Objective: Can you write out all the lines word for word, with no pictures?

━━━━━━━━━━━━━━━━━━━━

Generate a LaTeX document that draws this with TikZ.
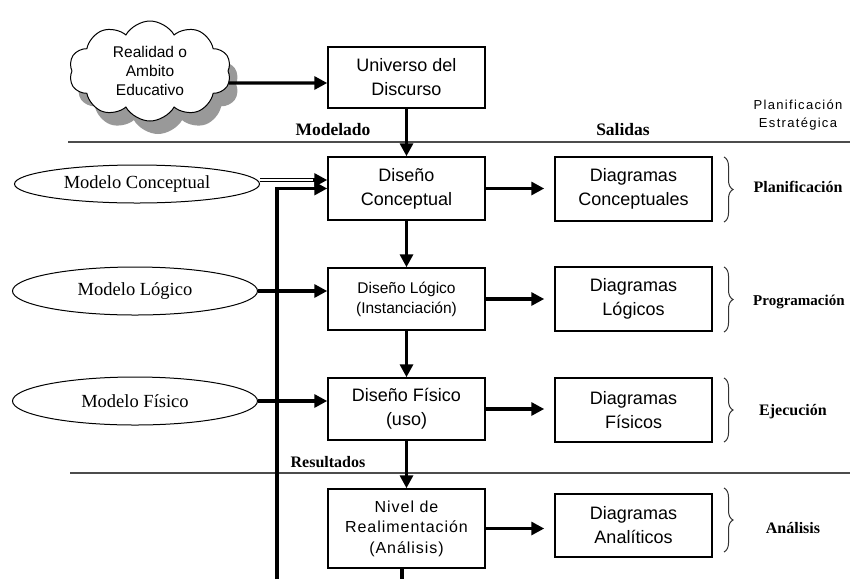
\documentclass[tikz,border=0pt]{standalone}
\usepackage{fontspec}
\setmainfont{Liberation Serif}
\newfontfamily\arialf{Liberation Sans}
\newfontfamily\arialsp[LetterSpace=6]{Liberation Sans}
\newfontfamily\arialss[LetterSpace=10]{Liberation Sans}
\usetikzlibrary{shapes.geometric,shapes.symbols,shadows,arrows.meta,decorations.pathreplacing}
\begin{document}
\begin{tikzpicture}[x=1pt,y=-1pt,
 box/.style={draw, line width=1.5pt, minimum width=157pt, minimum height=62pt, inner sep=0pt, align=center, font=\arialf\fontsize{18}{24}\selectfont},
 ell/.style={draw, ellipse, line width=1pt, inner sep=0pt, minimum width=245pt, font=\fontsize{18.5}{20}\selectfont},
 arr/.style={line width=3.2pt, -{Triangle[length=13pt,width=13pt]}},
 rule/.style={line width=1.6pt, draw=black!70},
 lab/.style={font=\bfseries\fontsize{17.5}{20}\selectfont},
 side/.style={inner sep=0pt, font=\bfseries\fontsize{16}{18}\selectfont},
 brc/.style={decorate, decoration={brace, amplitude=9pt}, line width=1pt, draw=black!80}
]
\useasboundingbox[fill=white] (0,0) rectangle (850,579);

% cloud
\node[cloud, cloud puffs=10, cloud puff arc=120, aspect=1.6, draw, line width=1pt, fill=white,
      minimum width=162pt, minimum height=100pt, inner sep=0pt,
      drop shadow={shadow xshift=8pt, shadow yshift=-13pt, fill=black!40, opacity=1},
      align=center, font=\arialf\fontsize{15.5}{19}\selectfont] (cloud) at (150,71) {Realidad o\\Ambito\\Educativo};

% main boxes
\node[box, minimum height=61pt] (univ) at (406.5,77.5) {Universo del\\Discurso};
\node[box, minimum height=63pt] (dc) at (406.5,188.5) {Diseño\\Conceptual};
\node[box, font=\arialf\fontsize{15.5}{20}\selectfont] (dl) at (406.5,299) {Diseño Lógico\\(Instanciación)};
\node[box] (df) at (406.5,409) {Diseño Físico\\(uso)};
\node[box, minimum height=79pt, font=\arialsp\fontsize{16}{20.5}\selectfont] (nv) at (406.5,528.5) {Nivel de\\Realimentación\\(Análisis)};

% output boxes
\node[box, minimum height=64pt] (gc) at (633.5,189) {Diagramas\\Conceptuales};
\node[box, minimum height=64pt] (gl) at (633.5,299) {Diagramas\\Lógicos};
\node[box, minimum height=64pt] (gf) at (633.5,410) {Diagramas\\Físicos};
\node[box, minimum height=63pt] (ga) at (633.5,525.5) {Diagramas\\Analíticos};

% ellipses
\node[ell, minimum height=38pt] (mc) at (137,184) {Modelo Conceptual};
\node[ell, minimum height=48pt] (ml) at (135,291) {Modelo Lógico};
\node[ell, minimum height=48pt] (mf) at (135,401) {Modelo Físico};

% rules
\coordinate (r1a) at (68,142); \coordinate (r1b) at (850,142);
\coordinate (r2a) at (70,473); \coordinate (r2b) at (850,473);
\draw[rule] (r1a) -- (r1b);
\draw[rule] (r2a) -- (r2b);

% labels
\node[lab] (mod) at (333,130) {Modelado};
\node[lab] (sal) at (623,130) {Salidas};
\node[lab, font=\bfseries\fontsize{16}{18}\selectfont] (res) at (328,462) {Resultados};
\node[align=center, inner sep=0pt, font=\arialss\fontsize{13}{18}\selectfont] (pe) at (798,115) {Planificación\\Estratégica};
\node[side] (pl) at (798,187) {Planificación};
\node[side, anchor=west, font=\bfseries\fontsize{15}{18}\selectfont] (pr) at (753,302) {Programación};
\node[side] (ej) at (793,412) {Ejecución};
\node[side] (an) at (793,528) {Análisis};

% braces
\draw[brc] (724,157) -- (724,222);
\draw[brc] (724,267) -- (724,332);
\draw[brc] (724,378) -- (724,442);
\draw[brc] (724,488) -- (724,552);

% arrows
\draw[arr] ([yshift=-12pt]cloud.east) -- ([yshift=-5.5pt]univ.west);
\draw[arr] (univ) -- (dc);
\draw[arr] (dc) -- (dl);
\draw[arr] (dl) -- (df);
\draw[arr] (df) -- (nv);

\draw[arr, shorten >=10pt] (dc.east) -- (dc.east -| gc.west);
\draw[arr, shorten >=10pt] (dl.east) -- (dl.east -| gl.west);
\draw[arr, shorten >=10pt] (df.east) -- (df.east -| gf.west);
\draw[arr, shorten >=10pt] (nv.east) -- (nv.east -| ga.west);

\draw[arr, line width=4.6pt] ([yshift=4pt]mc.east) -- ([yshift=8.5pt]dc.west);
\draw[white, line width=1.4pt, shorten >=14pt, shorten <=-1pt] ([yshift=4pt]mc.east) -- ([yshift=8.5pt]dc.west);
\draw[arr] (ml.east) -- (ml.east -| dl.west);
\draw[arr] (mf.east) -- (mf.east -| df.west);

% feedback
\coordinate (fb) at (277,579);
\coordinate (nb) at (402,579);
\draw[arr] (fb) |- (dc.west);
\draw[line width=3.2pt] (nv.south -| nb) -- (nb);
\end{tikzpicture}
\end{document}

━━━━━━━━━━━━━━━━━━━━

Task result:
Generate a LaTeX document that draws this with TikZ.
\documentclass[tikz,border=0pt]{standalone}
\usepackage{fontspec}
\setmainfont{Liberation Serif}
\newfontfamily\arialf{Liberation Sans}
\newfontfamily\arialsp[LetterSpace=6]{Liberation Sans}
\newfontfamily\arialss[LetterSpace=10]{Liberation Sans}
\usetikzlibrary{shapes.geometric,shapes.symbols,shadows,arrows.meta,decorations.pathreplacing}
\begin{document}
\begin{tikzpicture}[x=1pt,y=-1pt,
 box/.style={draw, line width=1.5pt, minimum width=157pt, minimum height=62pt, inner sep=0pt, align=center, font=\arialf\fontsize{18}{24}\selectfont},
 ell/.style={draw, ellipse, line width=1pt, inner sep=0pt, minimum width=245pt, font=\fontsize{18.5}{20}\selectfont},
 arr/.style={line width=3.2pt, -{Triangle[length=13pt,width=13pt]}},
 rule/.style={line width=1.6pt, draw=black!70},
 lab/.style={font=\bfseries\fontsize{17.5}{20}\selectfont},
 side/.style={inner sep=0pt, font=\bfseries\fontsize{16}{18}\selectfont},
 brc/.style={decorate, decoration={brace, amplitude=9pt}, line width=1pt, draw=black!80}
]
\useasboundingbox[fill=white] (0,0) rectangle (850,579);

% cloud
\node[cloud, cloud puffs=10, cloud puff arc=120, aspect=1.6, draw, line width=1pt, fill=white,
      minimum width=162pt, minimum height=100pt, inner sep=0pt,
      drop shadow={shadow xshift=8pt, shadow yshift=-13pt, fill=black!40, opacity=1},
      align=center, font=\arialf\fontsize{15.5}{19}\selectfont] (cloud) at (150,71) {Realidad o\\Ambito\\Educativo};

% main boxes
\node[box, minimum height=61pt] (univ) at (406.5,77.5) {Universo del\\Discurso};
\node[box, minimum height=63pt] (dc) at (406.5,188.5) {Diseño\\Conceptual};
\node[box, font=\arialf\fontsize{15.5}{20}\selectfont] (dl) at (406.5,299) {Diseño Lógico\\(Instanciación)};
\node[box] (df) at (406.5,409) {Diseño Físico\\(uso)};
\node[box, minimum height=79pt, font=\arialsp\fontsize{16}{20.5}\selectfont] (nv) at (406.5,528.5) {Nivel de\\Realimentación\\(Análisis)};

% output boxes
\node[box, minimum height=64pt] (gc) at (633.5,189) {Diagramas\\Conceptuales};
\node[box, minimum height=64pt] (gl) at (633.5,299) {Diagramas\\Lógicos};
\node[box, minimum height=64pt] (gf) at (633.5,410) {Diagramas\\Físicos};
\node[box, minimum height=63pt] (ga) at (633.5,525.5) {Diagramas\\Analíticos};

% ellipses
\node[ell, minimum height=38pt] (mc) at (137,184) {Modelo Conceptual};
\node[ell, minimum height=48pt] (ml) at (135,291) {Modelo Lógico};
\node[ell, minimum height=48pt] (mf) at (135,401) {Modelo Físico};

% rules
\coordinate (r1a) at (68,142); \coordinate (r1b) at (850,142);
\coordinate (r2a) at (70,473); \coordinate (r2b) at (850,473);
\draw[rule] (r1a) -- (r1b);
\draw[rule] (r2a) -- (r2b);

% labels
\node[lab] (mod) at (333,130) {Modelado};
\node[lab] (sal) at (623,130) {Salidas};
\node[lab, font=\bfseries\fontsize{16}{18}\selectfont] (res) at (328,462) {Resultados};
\node[align=center, inner sep=0pt, font=\arialss\fontsize{13}{18}\selectfont] (pe) at (798,115) {Planificación\\Estratégica};
\node[side] (pl) at (798,187) {Planificación};
\node[side, anchor=west, font=\bfseries\fontsize{15}{18}\selectfont] (pr) at (753,302) {Programación};
\node[side] (ej) at (793,412) {Ejecución};
\node[side] (an) at (793,528) {Análisis};

% braces
\draw[brc] (724,157) -- (724,222);
\draw[brc] (724,267) -- (724,332);
\draw[brc] (724,378) -- (724,442);
\draw[brc] (724,488) -- (724,552);

% arrows
\draw[arr] ([yshift=-12pt]cloud.east) -- ([yshift=-5.5pt]univ.west);
\draw[arr] (univ) -- (dc);
\draw[arr] (dc) -- (dl);
\draw[arr] (dl) -- (df);
\draw[arr] (df) -- (nv);

\draw[arr, shorten >=10pt] (dc.east) -- (dc.east -| gc.west);
\draw[arr, shorten >=10pt] (dl.east) -- (dl.east -| gl.west);
\draw[arr, shorten >=10pt] (df.east) -- (df.east -| gf.west);
\draw[arr, shorten >=10pt] (nv.east) -- (nv.east -| ga.west);

\draw[arr, line width=4.6pt] ([yshift=4pt]mc.east) -- ([yshift=8.5pt]dc.west);
\draw[white, line width=1.4pt, shorten >=14pt, shorten <=-1pt] ([yshift=4pt]mc.east) -- ([yshift=8.5pt]dc.west);
\draw[arr] (ml.east) -- (ml.east -| dl.west);
\draw[arr] (mf.east) -- (mf.east -| df.west);

% feedback
\coordinate (fb) at (277,579);
\coordinate (nb) at (402,579);
\draw[arr] (fb) |- (dc.west);
\draw[line width=3.2pt] (nv.south -| nb) -- (nb);
\end{tikzpicture}
\end{document}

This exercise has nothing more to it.